The new benchmark tests will assess students’ skill levels in a particular topic rather than establish a pass or fail grade.

According to the results, students will be placed in classes – called ‘sets’ – for individual topics where their skills can be developed further.

The system will be in place in all state schools, while Church and independent schools have until mid-February to decide whether they will join the system or not.

“This is a much better system than streaming,” director general at the Directorate of Educational Services Micheline Sciberras told The Sunday Times yesterday.

“Say you have two students: one gets an 80 mark in English and a 40 in Maths; the other gets an 80 in Maths and a 40 in English. When you work out the average, it’s the same, and these students would have ended up in the same class even though they had different strengths and needs.”

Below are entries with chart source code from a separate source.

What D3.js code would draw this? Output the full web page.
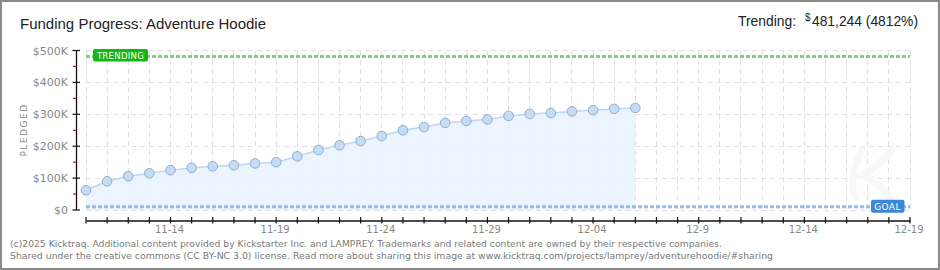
<!DOCTYPE html>
<html><head><meta charset="utf-8">
<script src="https://cdn.jsdelivr.net/npm/d3@7"></script>
<style>
html,body{margin:0;padding:0;background:#fff;}
svg{display:block;}
</style></head>
<body>
<svg id="chart" width="940" height="270"></svg>
<script>
const dates = ["11-10","11-11","11-12","11-13","11-14","11-15","11-16","11-17","11-18","11-19","11-20","11-21","11-22","11-23","11-24","11-25","11-26","11-27","11-28","11-29","11-30","12-01","12-02","12-03","12-04","12-05","12-06"];
const pledged = [62000,90000,106000,115000,125000,132000,137000,140000,146000,150000,168000,188000,203000,216000,232000,250000,260000,273000,279000,284000,295000,301000,304000,309000,313000,317000,320000];
const xTickLabels = ["11-14","11-19","11-24","11-29","12-04","12-9","12-14","12-19"];
const xTickLabelDays = [4,9,14,19,24,29,34,39];
const yTickValues = [0,100000,200000,300000,400000,500000];
const yTickLabels = ["$0","$100K","$200K","$300K","$400K","$500K"];
const goal = 10000;
const trending = 481244;
const totalDays = 39;

const svg = d3.select("#chart");
const W = 940, H = 270;
const font = "'DejaVu Sans', sans-serif";
const tfont = "'Liberation Sans', Arial, sans-serif";

// border
svg.append("rect").attr("x",1).attr("y",1).attr("width",W-2).attr("height",H-2)
  .attr("fill","#fff").attr("stroke","#8a8a8a").attr("stroke-width",2);

const x = d3.scaleLinear().domain([0,totalDays]).range([86,910]);
const y = d3.scaleLinear().domain([0,500000]).range([210,50.5]);

// grid
const g = svg.append("g");
g.selectAll("line.vg").data(d3.range(0,totalDays+1)).join("line")
  .attr("x1",d=>x(d)).attr("x2",d=>x(d)).attr("y1",y(500000)).attr("y2",212)
  .attr("stroke","#e0e0e0").attr("stroke-dasharray","5,4").attr("shape-rendering","crispEdges");
g.selectAll("line.hg").data(yTickValues).join("line")
  .attr("x1",x(0)).attr("x2",x(totalDays)).attr("y1",d=>y(d)).attr("y2",d=>y(d))
  .attr("stroke","#e0e0e0").attr("stroke-dasharray","5,4").attr("shape-rendering","crispEdges");

// faint watermark shape
svg.append("path")
  .attr("d","M862,150 C852,170 850,190 856,198 M892,150 C880,165 868,172 862,176 C875,178 882,188 890,198")
  .attr("fill","none").attr("stroke","#f8f8f8").attr("stroke-width",7).attr("stroke-linecap","round");

// area + line
const pts = pledged.map((v,i)=>[i,v]);
svg.append("path").datum(pts)
  .attr("d", d3.area().x(d=>x(d[0])).y0(y(0)).y1(d=>y(d[1])))
  .attr("fill","#eaf3fd").attr("opacity",0.9);
svg.append("path").datum(pts)
  .attr("d", d3.line().x(d=>x(d[0])).y(d=>y(d[1])))
  .attr("fill","none").attr("stroke","#bcd7f2").attr("stroke-width",1.5);

// goal line
svg.append("line").attr("x1",x(0)).attr("x2",x(totalDays)).attr("y1",y(goal)).attr("y2",y(goal))
  .attr("stroke","#95bde8").attr("stroke-width",3).attr("stroke-dasharray","4,2");
// trending line
svg.append("line").attr("x1",x(0)).attr("x2",x(totalDays)).attr("y1",y(trending)).attr("y2",y(trending))
  .attr("stroke","#7fd07f").attr("stroke-width",3).attr("stroke-dasharray","4,2");

// points
svg.selectAll("circle.pt").data(pts).join("circle")
  .attr("cx",d=>x(d[0])).attr("cy",d=>y(d[1])).attr("r",4.8)
  .attr("fill","#c4dcf6").attr("stroke","#93acc9").attr("stroke-width",1);

// labels
const tl = svg.append("g");
tl.append("rect").attr("x",93).attr("y",y(trending)-7.5).attr("width",55).attr("height",12.5).attr("rx",2)
  .attr("fill","#13b613");
tl.append("text").attr("x",120.5).attr("y",y(trending)+2.8).attr("text-anchor","middle")
  .attr("font-family",font).attr("font-size",8.5).attr("fill","#fff").attr("letter-spacing",0.3).text("TRENDING");
const gl = svg.append("g");
gl.append("rect").attr("x",871).attr("y",y(goal)-7).attr("width",33.5).attr("height",13).attr("rx",2)
  .attr("fill","#3b88d8");
gl.append("text").attr("x",887.5).attr("y",y(goal)+3.3).attr("text-anchor","middle")
  .attr("font-family",font).attr("font-size",9).attr("fill","#fff").attr("letter-spacing",0.4).text("GOAL");

// y axis
svg.append("line").attr("x1",76.5).attr("x2",76.5).attr("y1",y(500000)).attr("y2",y(0))
  .attr("stroke","#111").attr("stroke-width",1.3);
svg.selectAll("line.ymaj").data(yTickValues).join("line")
  .attr("x1",72.5).attr("x2",80).attr("y1",d=>y(d)).attr("y2",d=>y(d))
  .attr("stroke","#111").attr("stroke-width",1.2);
svg.selectAll("line.ymin").data(d3.range(50000,500000,100000)).join("line")
  .attr("x1",73).attr("x2",76).attr("y1",d=>y(d)).attr("y2",d=>y(d))
  .attr("stroke","#e00").attr("stroke-width",1.2);
svg.selectAll("text.yl").data(yTickValues).join("text")
  .attr("x",68).attr("y",d=>y(d)+4).attr("text-anchor","end")
  .attr("font-family",font).attr("font-size",11).attr("fill","#888").text((d,i)=>yTickLabels[i]);
svg.append("text").attr("transform","translate(27,130) rotate(-90)").attr("text-anchor","middle")
  .attr("font-family",font).attr("font-size",9).attr("fill","#888").attr("letter-spacing",1.5).text("PLEDGED");

// x axis
const xAxis = d3.axisBottom(x).tickValues(d3.range(0,totalDays+1)).tickSize(0).tickFormat("");
const xa = svg.append("g").attr("transform","translate(0,220.5)").call(xAxis);
xa.select(".domain").attr("stroke","#111").attr("stroke-width",1.3);
svg.selectAll("line.xt").data(d3.range(0,totalDays+1)).join("line")
  .attr("x1",d=>x(d)).attr("x2",d=>x(d)).attr("y1",217).attr("y2",223.5)
  .attr("stroke","#111").attr("stroke-width",1.2);
svg.selectAll("text.xl").data(xTickLabelDays).join("text")
  .attr("x",d=>x(d)-1).attr("y",232.5).attr("text-anchor","middle")
  .attr("font-family",font).attr("font-size",10).attr("fill","#888").text((d,i)=>xTickLabels[i]);

// title
svg.append("text").attr("x",20).attr("y",29).attr("font-family",tfont).attr("font-size",15.5)
  .attr("fill","#222").attr("textLength",246).attr("lengthAdjust","spacingAndGlyphs")
  .text("Funding Progress: Adventure Hoodie");
svg.append("text").attr("x",738).attr("y",26).attr("font-family",tfont).attr("font-size",15.5)
  .attr("fill","#222").attr("textLength",58).attr("lengthAdjust","spacingAndGlyphs").text("Trending:");
svg.append("text").attr("x",805).attr("y",21).attr("font-family",tfont).attr("font-size",10)
  .attr("fill","#222").text("$");
svg.append("text").attr("x",812).attr("y",26).attr("font-family",tfont).attr("font-size",15.5)
  .attr("fill","#222").attr("textLength",106).attr("lengthAdjust","spacingAndGlyphs").text("481,244 (4812%)");

// footer
const foot = svg.append("g").attr("font-family",font).attr("font-size",9.2).attr("fill","#7a7a7a");
foot.append("text").attr("x",10).attr("y",246.5).attr("textLength",712).attr("lengthAdjust","spacingAndGlyphs")
  .text("(c)2025 Kicktraq. Additional content provided by Kickstarter Inc. and LAMPREY. Trademarks and related content are owned by their respective companies.");
foot.append("text").attr("x",10).attr("y",258.5).attr("textLength",763).attr("lengthAdjust","spacingAndGlyphs")
  .text("Shared under the creative commons (CC BY-NC 3.0) license. Read more about sharing this image at www.kicktraq.com/projects/lamprey/adventurehoodie/#sharing");
</script>
</body></html>
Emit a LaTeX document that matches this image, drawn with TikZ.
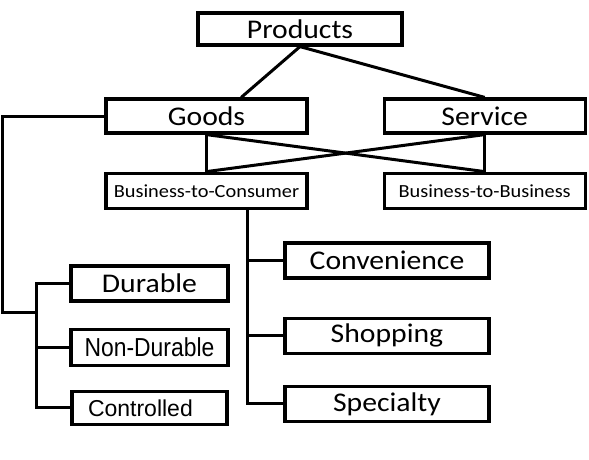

With setting, as the new system is known, the first student would be studying English in a class which went well beyond the minimum curriculum for the subject, while his Maths class would cover the basic curriculum until he is ready to move up to the next set.

In this way, Dr Sciberras said, the whole spectrum of abilities would be catered for.

Speaking at the launch of the benchmark tests at LuqaPrimary School, Grace Grima, director general for Quality and Standards in Education, outlined the way these tests would work.

Rather than focusing exclusively on written assessments, the tests for Maltese and English will be split into speaking, listening, a reading comprehension exercise and creative writing.

The Mathematics examination will have a ‘mental’ section making up 20 per cent of the exam, with the rest of the marks derived from another section with problems and questions.

Meanwhile, Social Studies and Religion, which previously were examined with the other three core subjects, will still be tested at the end of Years 4, 5 and 6. However, the exams will not be based so heavily on memory work and will also see a different kind of question.

The test papers, which will not have personal data on them, will be corrected twice by teachers – and the result will be then given to the school, which might decide to include some comments –following which it will be sent to the parents.

Test times will also be lengthened to allow students to complete their paper without being rushed, while students with reading difficulties would be able to have their Maths paper read out.

Meetings will start this week for parents at the various colleges while an information session for the public will be held in Floriana on January 29.